According to the The New York Daily News, investigators discovered among the Newtown shooter’s possessions, “a chilling spreadsheet 7 feet long and 4 feet wide that required a special printer, a document that contained the Newtown shooter’s obsessive, extensive research — in nine-point font — about mass murders of the past, and even attempted murders.”  This followed an earlier report that said the Newtown shooter may have been motivated by a desire to outdo a Norwegian man who killed 77 people in July 2011, law enforcement sources told CBS Evening News.

Baird said that there tends to be an ‘us vs. them’ mentality.  People separate themselves, physically and symbolically, from the mentally ill.  This results in a need in the minds of those troubled people to act out.

Nevertheless, Jackson doesn’t see the media at fault in this, because the media is doing exactly what they are supposed to do when covering news.

“With the nature of news, news by definition is a break from the ordinary.  Normally the ordinary isn’t very interesting, and when a break happens, it’s often a bad [news] break,” Jackson said.

Jackson pointed out that journalists aren’t equipped to be psychotherapists, and that they can’t question motivation because they aren’t qualified to speak on it.

Despite the seemingly end-all nature of that argument, I would say that journalists should cover terrorism in a cautious and conscientious way.  A journalist should take into account evidence of past crimes similar to ones like the Boston Marathon bombing, in order to form a better understanding of what the perpetrator’s goal might have been.  In this way, a journalist doesn’t need to serve as a psychoanalyst and can just look at the information as it sits right in front of them to make a more educated and knowledgeable report.

Timeliness is always an issue for reporting, but it’s obvious that there is an incredible amount of information and analysis done in the psychiatric community which points to certain conclusions about possible motivations for these atrocities.  This not only saves time for journalists, but it also ensures that their reporting is sound and thoughtful.

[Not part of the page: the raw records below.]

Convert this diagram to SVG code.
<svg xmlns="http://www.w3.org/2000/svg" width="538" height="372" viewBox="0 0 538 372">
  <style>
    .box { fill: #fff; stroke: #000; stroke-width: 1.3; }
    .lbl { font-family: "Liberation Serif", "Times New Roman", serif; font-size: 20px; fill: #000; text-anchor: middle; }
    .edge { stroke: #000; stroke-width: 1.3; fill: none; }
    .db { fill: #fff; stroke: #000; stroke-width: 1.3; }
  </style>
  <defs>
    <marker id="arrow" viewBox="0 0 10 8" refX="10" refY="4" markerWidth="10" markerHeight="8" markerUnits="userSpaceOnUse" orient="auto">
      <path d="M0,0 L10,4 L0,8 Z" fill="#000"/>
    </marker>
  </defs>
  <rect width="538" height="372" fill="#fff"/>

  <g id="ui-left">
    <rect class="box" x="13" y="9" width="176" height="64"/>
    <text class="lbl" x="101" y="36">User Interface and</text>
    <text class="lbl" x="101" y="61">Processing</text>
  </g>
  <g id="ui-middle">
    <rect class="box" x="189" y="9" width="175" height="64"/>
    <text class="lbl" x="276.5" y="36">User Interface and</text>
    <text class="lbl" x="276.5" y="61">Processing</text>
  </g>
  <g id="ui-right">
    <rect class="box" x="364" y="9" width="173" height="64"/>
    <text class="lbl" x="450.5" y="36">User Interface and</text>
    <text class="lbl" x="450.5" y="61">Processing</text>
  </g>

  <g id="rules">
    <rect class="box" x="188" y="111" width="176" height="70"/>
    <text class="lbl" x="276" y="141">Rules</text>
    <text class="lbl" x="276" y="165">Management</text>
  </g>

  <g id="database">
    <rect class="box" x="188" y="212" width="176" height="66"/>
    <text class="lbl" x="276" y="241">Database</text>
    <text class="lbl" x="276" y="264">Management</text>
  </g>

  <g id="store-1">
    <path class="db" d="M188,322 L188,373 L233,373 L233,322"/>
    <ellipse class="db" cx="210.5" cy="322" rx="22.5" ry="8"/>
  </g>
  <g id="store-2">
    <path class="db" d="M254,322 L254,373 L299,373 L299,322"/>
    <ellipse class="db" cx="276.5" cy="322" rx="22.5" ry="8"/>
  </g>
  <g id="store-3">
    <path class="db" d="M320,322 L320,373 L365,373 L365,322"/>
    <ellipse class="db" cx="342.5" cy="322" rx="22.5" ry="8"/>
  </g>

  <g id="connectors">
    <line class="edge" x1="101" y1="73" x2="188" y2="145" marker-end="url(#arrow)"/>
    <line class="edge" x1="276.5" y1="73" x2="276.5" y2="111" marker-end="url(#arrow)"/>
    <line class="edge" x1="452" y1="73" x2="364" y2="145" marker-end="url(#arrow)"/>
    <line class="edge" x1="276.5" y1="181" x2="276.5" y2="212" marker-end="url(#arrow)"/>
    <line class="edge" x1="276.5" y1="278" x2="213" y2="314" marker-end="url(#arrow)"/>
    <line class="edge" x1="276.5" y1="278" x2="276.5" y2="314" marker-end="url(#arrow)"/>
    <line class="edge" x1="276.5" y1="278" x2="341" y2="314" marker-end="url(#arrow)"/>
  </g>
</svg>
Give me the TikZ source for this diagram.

While we cannot deny the public of its addictive 24 -hour news cycle, and although media coverage may to some extent perpetuate violence, the media can not afford, in terms of its role and purpose, to simply not tell you that things happen.  However,  we in the media and you as a consumer of it can afford to not see a picture or hear the name of a perpetrator of these crimes.  It will not become an issue of the public placing blame on someone else as a result of not knowing exactly who the perpetrator is.  Once people understand why they cannot know, I believe that they will be less willing to investigate things for themselves.  I retain that faith in the American public.

As you may have noticed thus far, I refused to include the names of those who have inflicted horrific atrocities in our country.  This is because they don’t deserve the fame we give them in the news, on television, internet or through our day-to-day conversations.  We need to spend more time focusing on the problem of media perpetuating violence rather than the outcome of people being killed by terrorist acts.  In this way, we can infallibly prevent that outcome.

Jackson said that he responds to those who critique media with the question, ‘what is the alternative that you can come up with?’  While I admit to being a critic of media in some cases, I find myself at odds with this question because I believe media should be the ones to answer it.  I believe that it is up to those such as Gordon Jackson and all the other significant members of the professional media community to address the fact that today’s coverage is a catalyst for violence.  To say that the news coverage we absorb every day is good enough is to deny the ability of news coverage to be better.  It is to deny that journalists can be better, and it is most undoubtedly denying that people can be better.